■ DESCRIPTION OF THE TASK ■
Return only the lines from the top of the data down to the one that holds "var spotRho = [0.9866, 0.92, 0.981, 0.984, 0.986];", both included, without any pictures.
★ ★ ★ ★ ★ ★ ★
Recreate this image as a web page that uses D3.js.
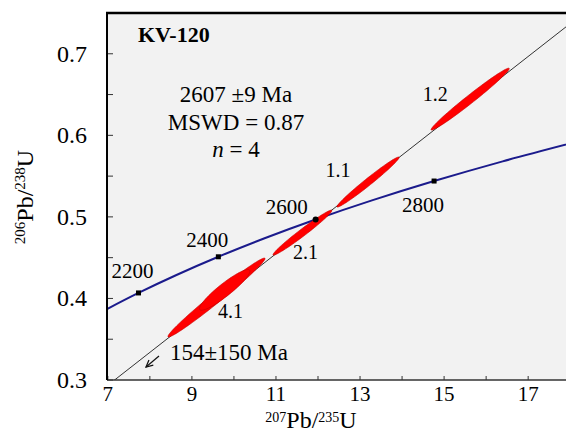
<!DOCTYPE html>
<html>
<head>
<meta charset="utf-8">
<script src="https://d3js.org/d3.v7.min.js"></script>
<style>
  html, body { margin: 0; padding: 0; background: #fff; }
  svg { display: block; font-family: "Liberation Serif", "Times New Roman", serif; }
</style>
</head>
<body>
<div id="chart"></div>
<script>
// concordia, ages in Ma
var concAges = [2100, 2200, 2300, 2400, 2500, 2600, 2700, 2800, 2900, 3000];
var concX = [6.9105, 7.7292, 8.6328, 9.6294, 10.7296, 11.9437, 13.2835, 14.7616, 16.3938, 18.1931];
var concY = [0.3851, 0.40675, 0.42874, 0.45108, 0.47376, 0.49679, 0.52019, 0.54396, 0.5681, 0.59262];
var markerAges = [2200, 2400, 2600, 2800];

// discordia
var discX = [7.16, 17.9];
var discY = [0.300, 0.733];

// spots: centre, half range (x, y), correlation
var spotNames = ["4.1", "", "2.1", "1.1", "1.2"];
var spotX = [9.585, 9.78, 11.63, 13.19, 15.62];
var spotY = [0.4011, 0.4105, 0.4807, 0.5427, 0.6444];
var spotSx = [1.155, 0.60, 0.70, 0.74, 0.93];
var spotSy = [0.0484, 0.0250, 0.0276, 0.0307, 0.038];
var spotRho = [0.9866, 0.92, 0.981, 0.984, 0.986];

var xTicks = [7, 9, 11, 13, 15, 17];
var xMinor = [8, 10, 12, 14, 16];
var yTicks = [0.3, 0.4, 0.5, 0.6, 0.7];
var yMinor = [0.35, 0.45, 0.55, 0.65];

var W = 566, H = 434;
var L = 107, R = 566, T = 13, B = 380;

var x = d3.scaleLinear().domain([6.98, 17.9]).range([L, R]);
var y = d3.scaleLinear().domain([0.3, 0.75]).range([B, T]);

var svg = d3.select("#chart").append("svg").attr("width", W).attr("height", H);

svg.append("defs").append("clipPath").attr("id", "clip")
  .append("rect").attr("x", L).attr("y", T).attr("width", R - L).attr("height", B - T);
var mk = svg.select("defs").append("marker").attr("id", "arr")
  .attr("viewBox", "0 0 10 10").attr("refX", 9).attr("refY", 5)
  .attr("markerWidth", 7).attr("markerHeight", 7).attr("orient", "auto");
mk.append("path").attr("d", "M1,1 L9,5 L1,9").attr("fill", "none").attr("stroke", "#111").attr("stroke-width", 1.5);

svg.append("rect").attr("x", L).attr("y", T).attr("width", R - L).attr("height", B - T).attr("fill", "#f2f2f2");

var plot = svg.append("g").attr("clip-path", "url(#clip)");

// discordia
plot.append("line")
  .attr("x1", x(discX[0]) - 40 * (x(discX[1]) - x(discX[0])) / 1000)
  .attr("y1", y(discY[0]) - 40 * (y(discY[1]) - y(discY[0])) / 1000)
  .attr("x2", x(discX[1])).attr("y2", y(discY[1]))
  .attr("stroke", "#333").attr("stroke-width", 1);

// concordia
var conc = concAges.map(function(a, i) { return [concX[i], concY[i]]; });
plot.append("path").datum(conc)
  .attr("d", d3.line().x(function(d) { return x(d[0]); }).y(function(d) { return y(d[1]); }).curve(d3.curveCatmullRom))
  .attr("fill", "none").attr("stroke", "#1b1b8c").attr("stroke-width", 2);

// error ellipses
var ell = d3.line().curve(d3.curveLinearClosed);
spotX.forEach(function(cx, i) {
  var sx = spotSx[i], sy = spotSy[i], r = spotRho[i], q = Math.sqrt(1 - r * r);
  var pts = d3.range(0, 72).map(function(k) {
    var t = k / 72 * 2 * Math.PI;
    return [x(cx + sx * Math.cos(t)), y(spotY[i] + sy * (r * Math.cos(t) + q * Math.sin(t)))];
  });
  plot.append("path").attr("d", ell(pts))
    .attr("fill", "#ff0000").attr("stroke", "#c40000").attr("stroke-width", 0.6);
});

// age markers
markerAges.forEach(function(a) {
  var i = concAges.indexOf(a);
  var px = x(concX[i]), py = y(concY[i]);
  if (a === 2600) {
    svg.append("circle").attr("cx", px).attr("cy", py).attr("r", 3).attr("fill", "#000");
  } else {
    svg.append("rect").attr("x", px - 2.5).attr("y", py - 2.5).attr("width", 5).attr("height", 5).attr("fill", "#000");
  }
});

// labels
var ageOff = { 2200: [-6, -15], 2400: [-11, -10], 2600: [-29, -6], 2800: [-11, 31] };
markerAges.forEach(function(a) {
  var i = concAges.indexOf(a);
  svg.append("text").attr("x", x(concX[i]) + ageOff[a][0]).attr("y", y(concY[i]) + ageOff[a][1])
    .attr("text-anchor", "middle").attr("font-size", 21).text(a);
});
var spotOff = { "4.1": [14, 20], "2.1": [3, 26], "1.1": [-30, -5], "1.2": [-35, 2] };
spotNames.forEach(function(n, i) {
  if (!n) return;
  svg.append("text").attr("x", x(spotX[i]) + spotOff[n][0]).attr("y", y(spotY[i]) + spotOff[n][1])
    .attr("text-anchor", "middle").attr("font-size", 20).text(n);
});

svg.append("text").attr("x", 138).attr("y", 42).attr("font-size", 22).attr("font-weight", "bold").text("KV-120");
svg.append("text").attr("x", 236).attr("y", 102).attr("text-anchor", "middle").attr("font-size", 23).text("2607 \u00b19 Ma");
svg.append("text").attr("x", 236).attr("y", 130).attr("text-anchor", "middle").attr("font-size", 23).text("MSWD = 0.87");
var nt = svg.append("text").attr("x", 236).attr("y", 157).attr("text-anchor", "middle").attr("font-size", 23);
nt.append("tspan").attr("font-style", "italic").text("n");
nt.append("tspan").text(" = 4");

svg.append("text").attr("x", 170).attr("y", 360).attr("font-size", 23).text("154\u00b1150 Ma");
svg.append("line").attr("x1", 159).attr("y1", 356).attr("x2", 146).attr("y2", 367)
  .attr("stroke", "#111").attr("stroke-width", 1.2).attr("marker-end", "url(#arr)");

// axes
var g = svg.append("g");
xTicks.concat(xMinor).forEach(function(v) {
  g.append("line").attr("x1", x(v)).attr("x2", x(v)).attr("y1", B).attr("y2", B - 4).attr("stroke", "#333");
});
yTicks.concat(yMinor).forEach(function(v) {
  g.append("line").attr("x1", L).attr("x2", L + 6).attr("y1", y(v)).attr("y2", y(v)).attr("stroke", "#333");
});
xTicks.forEach(function(v) {
  g.append("text").attr("x", x(v)).attr("y", 401).attr("text-anchor", "middle").attr("font-size", 21).text(v);
});
yTicks.forEach(function(v) {
  g.append("text").attr("x", 87).attr("y", y(v) + 8).attr("text-anchor", "end").attr("font-size", 24).text(d3.format(".1f")(v));
});
g.append("line").attr("x1", L).attr("x2", R).attr("y1", B).attr("y2", B).attr("stroke", "#333").attr("stroke-width", 1.5);
g.append("line").attr("x1", L).attr("x2", L).attr("y1", T).attr("y2", B).attr("stroke", "#000").attr("stroke-width", 2);
g.append("line").attr("x1", L - 1).attr("x2", R).attr("y1", T).attr("y2", T).attr("stroke", "#000").attr("stroke-width", 2.5);

// axis titles
var xt = svg.append("text").attr("x", 311).attr("y", 428).attr("text-anchor", "middle").attr("font-size", 24);
xt.append("tspan").attr("font-size", 14).attr("dy", -6).text("207");
xt.append("tspan").attr("dy", 6).text("Pb/");
xt.append("tspan").attr("font-size", 14).attr("dy", -6).text("235");
xt.append("tspan").attr("dy", 6).text("U");

var yt = svg.append("text").attr("transform", "translate(33,197) rotate(-90)").attr("text-anchor", "middle").attr("font-size", 24);
yt.append("tspan").attr("font-size", 15).attr("dy", -8).text("206");
yt.append("tspan").attr("dy", 8).text("Pb/");
yt.append("tspan").attr("font-size", 15).attr("dy", -8).text("238");
yt.append("tspan").attr("dy", 8).text("U");
</script>
</body>
</html>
★ ★ ★ ★ ★ ★ ★
■ THE REPLY ■
Recreate this image as a web page that uses D3.js.
<!DOCTYPE html>
<html>
<head>
<meta charset="utf-8">
<script src="https://d3js.org/d3.v7.min.js"></script>
<style>
  html, body { margin: 0; padding: 0; background: #fff; }
  svg { display: block; font-family: "Liberation Serif", "Times New Roman", serif; }
</style>
</head>
<body>
<div id="chart"></div>
<script>
// concordia, ages in Ma
var concAges = [2100, 2200, 2300, 2400, 2500, 2600, 2700, 2800, 2900, 3000];
var concX = [6.9105, 7.7292, 8.6328, 9.6294, 10.7296, 11.9437, 13.2835, 14.7616, 16.3938, 18.1931];
var concY = [0.3851, 0.40675, 0.42874, 0.45108, 0.47376, 0.49679, 0.52019, 0.54396, 0.5681, 0.59262];
var markerAges = [2200, 2400, 2600, 2800];

// discordia
var discX = [7.16, 17.9];
var discY = [0.300, 0.733];

// spots: centre, half range (x, y), correlation
var spotNames = ["4.1", "", "2.1", "1.1", "1.2"];
var spotX = [9.585, 9.78, 11.63, 13.19, 15.62];
var spotY = [0.4011, 0.4105, 0.4807, 0.5427, 0.6444];
var spotSx = [1.155, 0.60, 0.70, 0.74, 0.93];
var spotSy = [0.0484, 0.0250, 0.0276, 0.0307, 0.038];
var spotRho = [0.9866, 0.92, 0.981, 0.984, 0.986];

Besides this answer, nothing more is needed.